Scan the data below for the string "this". Copy every line where it appears.

--- BEGIN Data excerpts ---

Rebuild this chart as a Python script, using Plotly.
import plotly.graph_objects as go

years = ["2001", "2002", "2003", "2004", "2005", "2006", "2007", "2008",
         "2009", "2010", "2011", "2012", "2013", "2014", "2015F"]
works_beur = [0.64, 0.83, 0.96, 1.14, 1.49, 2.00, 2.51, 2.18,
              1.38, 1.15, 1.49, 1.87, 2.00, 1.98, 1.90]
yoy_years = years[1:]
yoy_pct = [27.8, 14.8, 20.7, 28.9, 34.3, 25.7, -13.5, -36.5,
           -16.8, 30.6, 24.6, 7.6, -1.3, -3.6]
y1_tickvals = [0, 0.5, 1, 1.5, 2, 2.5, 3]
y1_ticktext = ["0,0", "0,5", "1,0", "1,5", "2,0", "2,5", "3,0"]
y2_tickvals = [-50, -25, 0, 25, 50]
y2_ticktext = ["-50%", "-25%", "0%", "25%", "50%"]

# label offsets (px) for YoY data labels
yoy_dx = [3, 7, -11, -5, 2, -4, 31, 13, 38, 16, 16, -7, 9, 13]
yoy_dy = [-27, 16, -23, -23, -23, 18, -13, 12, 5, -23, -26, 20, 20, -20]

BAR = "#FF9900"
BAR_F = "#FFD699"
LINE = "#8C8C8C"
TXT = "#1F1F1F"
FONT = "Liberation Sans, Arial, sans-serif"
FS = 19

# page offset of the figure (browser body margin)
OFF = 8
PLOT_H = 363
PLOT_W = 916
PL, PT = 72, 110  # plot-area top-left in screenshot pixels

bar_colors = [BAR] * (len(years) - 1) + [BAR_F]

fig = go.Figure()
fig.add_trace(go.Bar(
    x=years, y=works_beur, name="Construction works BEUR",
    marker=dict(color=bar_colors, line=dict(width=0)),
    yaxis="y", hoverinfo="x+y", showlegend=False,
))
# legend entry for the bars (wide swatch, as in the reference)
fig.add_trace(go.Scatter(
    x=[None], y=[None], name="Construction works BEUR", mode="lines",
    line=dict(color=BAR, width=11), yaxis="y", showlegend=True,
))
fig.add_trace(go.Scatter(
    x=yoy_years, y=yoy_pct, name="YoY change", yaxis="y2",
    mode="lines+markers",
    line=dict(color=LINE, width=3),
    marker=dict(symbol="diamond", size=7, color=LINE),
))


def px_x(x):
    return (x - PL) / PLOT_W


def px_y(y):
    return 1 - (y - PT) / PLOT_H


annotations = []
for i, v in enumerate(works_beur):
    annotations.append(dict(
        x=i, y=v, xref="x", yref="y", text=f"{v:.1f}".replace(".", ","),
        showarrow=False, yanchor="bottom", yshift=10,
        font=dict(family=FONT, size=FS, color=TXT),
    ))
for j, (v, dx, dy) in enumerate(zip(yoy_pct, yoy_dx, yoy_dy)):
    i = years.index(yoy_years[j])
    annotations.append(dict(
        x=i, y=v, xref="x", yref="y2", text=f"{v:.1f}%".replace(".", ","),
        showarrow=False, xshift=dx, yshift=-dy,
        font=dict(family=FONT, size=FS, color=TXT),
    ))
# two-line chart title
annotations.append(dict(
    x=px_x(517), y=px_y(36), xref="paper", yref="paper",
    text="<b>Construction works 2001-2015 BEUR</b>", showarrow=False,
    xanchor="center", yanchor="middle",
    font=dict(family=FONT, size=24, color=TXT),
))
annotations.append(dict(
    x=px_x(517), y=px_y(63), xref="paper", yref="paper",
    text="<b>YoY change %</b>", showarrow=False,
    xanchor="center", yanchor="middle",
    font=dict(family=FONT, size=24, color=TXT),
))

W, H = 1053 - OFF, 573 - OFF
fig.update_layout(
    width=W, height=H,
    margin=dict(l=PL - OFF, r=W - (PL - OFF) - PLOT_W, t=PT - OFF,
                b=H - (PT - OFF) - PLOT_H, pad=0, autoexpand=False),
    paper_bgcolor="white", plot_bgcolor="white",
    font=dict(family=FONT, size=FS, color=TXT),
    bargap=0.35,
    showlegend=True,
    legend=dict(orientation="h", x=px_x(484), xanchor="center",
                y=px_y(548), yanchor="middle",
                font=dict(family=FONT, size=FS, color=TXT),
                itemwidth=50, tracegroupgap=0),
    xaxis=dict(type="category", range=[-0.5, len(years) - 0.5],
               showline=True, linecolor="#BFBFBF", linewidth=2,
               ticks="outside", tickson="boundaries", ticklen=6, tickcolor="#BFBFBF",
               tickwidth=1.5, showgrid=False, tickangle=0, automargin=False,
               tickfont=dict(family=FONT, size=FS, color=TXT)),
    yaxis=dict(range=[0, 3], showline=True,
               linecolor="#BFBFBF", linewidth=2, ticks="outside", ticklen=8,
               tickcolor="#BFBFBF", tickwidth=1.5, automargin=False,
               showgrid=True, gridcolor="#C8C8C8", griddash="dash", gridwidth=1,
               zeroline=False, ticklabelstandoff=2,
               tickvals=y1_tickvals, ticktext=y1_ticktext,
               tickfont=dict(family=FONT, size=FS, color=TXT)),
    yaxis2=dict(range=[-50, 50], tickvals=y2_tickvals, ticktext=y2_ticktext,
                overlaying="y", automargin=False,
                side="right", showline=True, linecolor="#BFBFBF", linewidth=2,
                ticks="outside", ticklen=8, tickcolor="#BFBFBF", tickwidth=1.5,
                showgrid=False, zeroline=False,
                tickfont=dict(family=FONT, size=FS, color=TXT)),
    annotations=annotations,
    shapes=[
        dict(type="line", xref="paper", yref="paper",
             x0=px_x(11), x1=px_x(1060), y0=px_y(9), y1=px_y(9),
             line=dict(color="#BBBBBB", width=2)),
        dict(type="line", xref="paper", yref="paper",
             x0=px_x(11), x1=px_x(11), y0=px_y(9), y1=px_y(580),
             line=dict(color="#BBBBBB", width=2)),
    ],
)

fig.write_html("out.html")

--- END Data excerpts ---
--- BEGIN Data excerpts ---

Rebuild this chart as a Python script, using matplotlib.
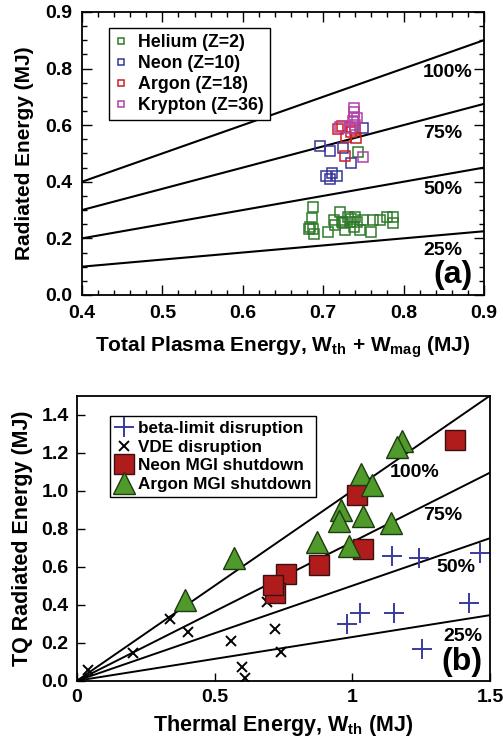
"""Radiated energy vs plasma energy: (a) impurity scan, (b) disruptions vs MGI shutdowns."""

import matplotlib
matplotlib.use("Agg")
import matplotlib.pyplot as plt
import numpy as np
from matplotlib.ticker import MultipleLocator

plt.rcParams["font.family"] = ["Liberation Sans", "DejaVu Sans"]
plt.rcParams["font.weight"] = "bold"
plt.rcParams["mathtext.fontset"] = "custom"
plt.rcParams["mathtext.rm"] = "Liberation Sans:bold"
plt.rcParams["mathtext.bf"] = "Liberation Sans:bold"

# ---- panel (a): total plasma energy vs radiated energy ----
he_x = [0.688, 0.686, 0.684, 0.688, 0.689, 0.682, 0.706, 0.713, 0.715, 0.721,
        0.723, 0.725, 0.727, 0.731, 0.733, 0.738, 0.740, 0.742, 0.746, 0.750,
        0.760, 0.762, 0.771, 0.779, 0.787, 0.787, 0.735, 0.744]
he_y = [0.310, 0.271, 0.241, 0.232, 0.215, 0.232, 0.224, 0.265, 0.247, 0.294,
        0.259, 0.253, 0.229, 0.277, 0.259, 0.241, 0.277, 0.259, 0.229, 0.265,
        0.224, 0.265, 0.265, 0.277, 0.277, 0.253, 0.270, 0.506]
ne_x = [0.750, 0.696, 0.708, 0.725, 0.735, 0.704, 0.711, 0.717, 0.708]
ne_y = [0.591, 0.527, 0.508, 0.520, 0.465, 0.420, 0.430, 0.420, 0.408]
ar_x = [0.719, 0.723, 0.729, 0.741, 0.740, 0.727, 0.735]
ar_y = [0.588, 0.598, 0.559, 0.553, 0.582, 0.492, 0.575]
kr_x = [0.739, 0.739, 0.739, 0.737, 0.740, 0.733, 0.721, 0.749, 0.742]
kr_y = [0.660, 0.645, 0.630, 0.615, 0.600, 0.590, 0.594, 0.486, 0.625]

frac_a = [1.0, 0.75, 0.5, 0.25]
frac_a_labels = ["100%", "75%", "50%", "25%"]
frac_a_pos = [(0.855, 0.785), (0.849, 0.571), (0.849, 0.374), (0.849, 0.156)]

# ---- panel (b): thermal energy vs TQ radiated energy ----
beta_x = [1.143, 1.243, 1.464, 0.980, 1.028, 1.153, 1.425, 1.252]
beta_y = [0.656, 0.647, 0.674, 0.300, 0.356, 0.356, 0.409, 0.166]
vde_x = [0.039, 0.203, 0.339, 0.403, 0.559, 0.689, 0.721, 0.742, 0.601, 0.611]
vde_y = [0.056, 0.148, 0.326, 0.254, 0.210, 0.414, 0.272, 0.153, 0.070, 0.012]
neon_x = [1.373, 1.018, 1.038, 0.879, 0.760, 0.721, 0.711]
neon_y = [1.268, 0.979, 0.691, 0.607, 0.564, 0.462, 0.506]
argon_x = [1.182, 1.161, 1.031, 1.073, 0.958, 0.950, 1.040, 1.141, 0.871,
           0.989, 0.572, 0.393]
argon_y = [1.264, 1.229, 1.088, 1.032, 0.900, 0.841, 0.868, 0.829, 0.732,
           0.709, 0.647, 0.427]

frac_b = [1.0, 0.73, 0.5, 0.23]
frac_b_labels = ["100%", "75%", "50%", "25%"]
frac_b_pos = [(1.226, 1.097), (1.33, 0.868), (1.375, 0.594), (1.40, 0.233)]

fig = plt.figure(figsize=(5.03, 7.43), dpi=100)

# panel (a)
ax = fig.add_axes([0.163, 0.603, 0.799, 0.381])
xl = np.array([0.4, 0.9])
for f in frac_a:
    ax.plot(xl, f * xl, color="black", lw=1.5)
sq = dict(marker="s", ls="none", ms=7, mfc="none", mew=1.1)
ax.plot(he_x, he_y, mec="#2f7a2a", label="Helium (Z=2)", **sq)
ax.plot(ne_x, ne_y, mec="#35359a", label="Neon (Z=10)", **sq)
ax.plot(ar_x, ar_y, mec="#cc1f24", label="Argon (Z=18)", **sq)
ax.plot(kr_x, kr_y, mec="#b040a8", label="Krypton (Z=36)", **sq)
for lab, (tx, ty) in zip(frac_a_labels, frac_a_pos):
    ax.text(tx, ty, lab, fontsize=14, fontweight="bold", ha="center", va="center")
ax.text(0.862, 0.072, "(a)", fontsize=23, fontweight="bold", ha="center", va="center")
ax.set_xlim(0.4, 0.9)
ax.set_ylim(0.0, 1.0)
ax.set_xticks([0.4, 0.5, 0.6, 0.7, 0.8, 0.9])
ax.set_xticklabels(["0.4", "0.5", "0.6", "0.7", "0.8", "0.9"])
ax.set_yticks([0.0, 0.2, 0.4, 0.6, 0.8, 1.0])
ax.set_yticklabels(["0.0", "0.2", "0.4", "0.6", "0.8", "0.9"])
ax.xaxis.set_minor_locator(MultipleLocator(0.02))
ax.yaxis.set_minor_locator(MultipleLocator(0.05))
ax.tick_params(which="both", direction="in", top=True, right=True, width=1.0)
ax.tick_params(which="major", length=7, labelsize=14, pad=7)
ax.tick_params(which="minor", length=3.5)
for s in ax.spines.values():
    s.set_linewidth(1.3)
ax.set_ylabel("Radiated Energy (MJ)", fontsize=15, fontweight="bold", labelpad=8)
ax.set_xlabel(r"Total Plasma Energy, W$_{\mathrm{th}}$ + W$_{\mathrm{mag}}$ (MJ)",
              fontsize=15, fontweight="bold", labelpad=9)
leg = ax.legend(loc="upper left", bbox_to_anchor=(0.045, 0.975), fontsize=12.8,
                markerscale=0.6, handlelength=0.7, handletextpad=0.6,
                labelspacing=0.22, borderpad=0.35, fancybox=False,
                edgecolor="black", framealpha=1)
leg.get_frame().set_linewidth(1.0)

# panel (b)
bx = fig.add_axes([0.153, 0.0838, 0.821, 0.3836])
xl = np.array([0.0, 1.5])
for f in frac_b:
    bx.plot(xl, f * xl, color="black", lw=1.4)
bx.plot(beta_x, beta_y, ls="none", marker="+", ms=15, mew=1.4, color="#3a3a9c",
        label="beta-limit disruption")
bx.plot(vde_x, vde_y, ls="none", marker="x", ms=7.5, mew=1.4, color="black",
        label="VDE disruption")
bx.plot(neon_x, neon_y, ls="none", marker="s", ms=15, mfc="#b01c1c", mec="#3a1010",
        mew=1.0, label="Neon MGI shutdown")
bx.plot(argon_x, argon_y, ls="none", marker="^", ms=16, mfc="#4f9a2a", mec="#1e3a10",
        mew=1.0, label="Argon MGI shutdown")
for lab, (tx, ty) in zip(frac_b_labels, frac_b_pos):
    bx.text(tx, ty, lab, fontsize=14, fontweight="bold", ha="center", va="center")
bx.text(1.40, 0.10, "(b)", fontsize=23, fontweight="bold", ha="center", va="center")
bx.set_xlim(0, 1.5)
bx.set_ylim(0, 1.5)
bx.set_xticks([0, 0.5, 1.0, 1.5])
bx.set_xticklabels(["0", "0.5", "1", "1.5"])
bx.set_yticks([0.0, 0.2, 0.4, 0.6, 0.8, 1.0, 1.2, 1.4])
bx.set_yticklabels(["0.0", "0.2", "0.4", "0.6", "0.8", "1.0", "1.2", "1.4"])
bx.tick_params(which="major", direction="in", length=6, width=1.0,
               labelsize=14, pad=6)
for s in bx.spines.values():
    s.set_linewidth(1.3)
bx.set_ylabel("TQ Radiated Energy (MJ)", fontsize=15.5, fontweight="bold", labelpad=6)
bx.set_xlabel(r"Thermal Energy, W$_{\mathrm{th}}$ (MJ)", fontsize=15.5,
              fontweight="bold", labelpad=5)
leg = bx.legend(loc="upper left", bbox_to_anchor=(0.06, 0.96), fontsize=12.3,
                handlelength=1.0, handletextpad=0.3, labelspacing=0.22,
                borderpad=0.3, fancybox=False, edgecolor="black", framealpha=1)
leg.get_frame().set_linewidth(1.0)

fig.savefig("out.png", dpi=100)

--- END Data excerpts ---

*Expected output:*
Rebuild this chart as a Python script, using Plotly.
Rebuild this chart as a Python script, using matplotlib.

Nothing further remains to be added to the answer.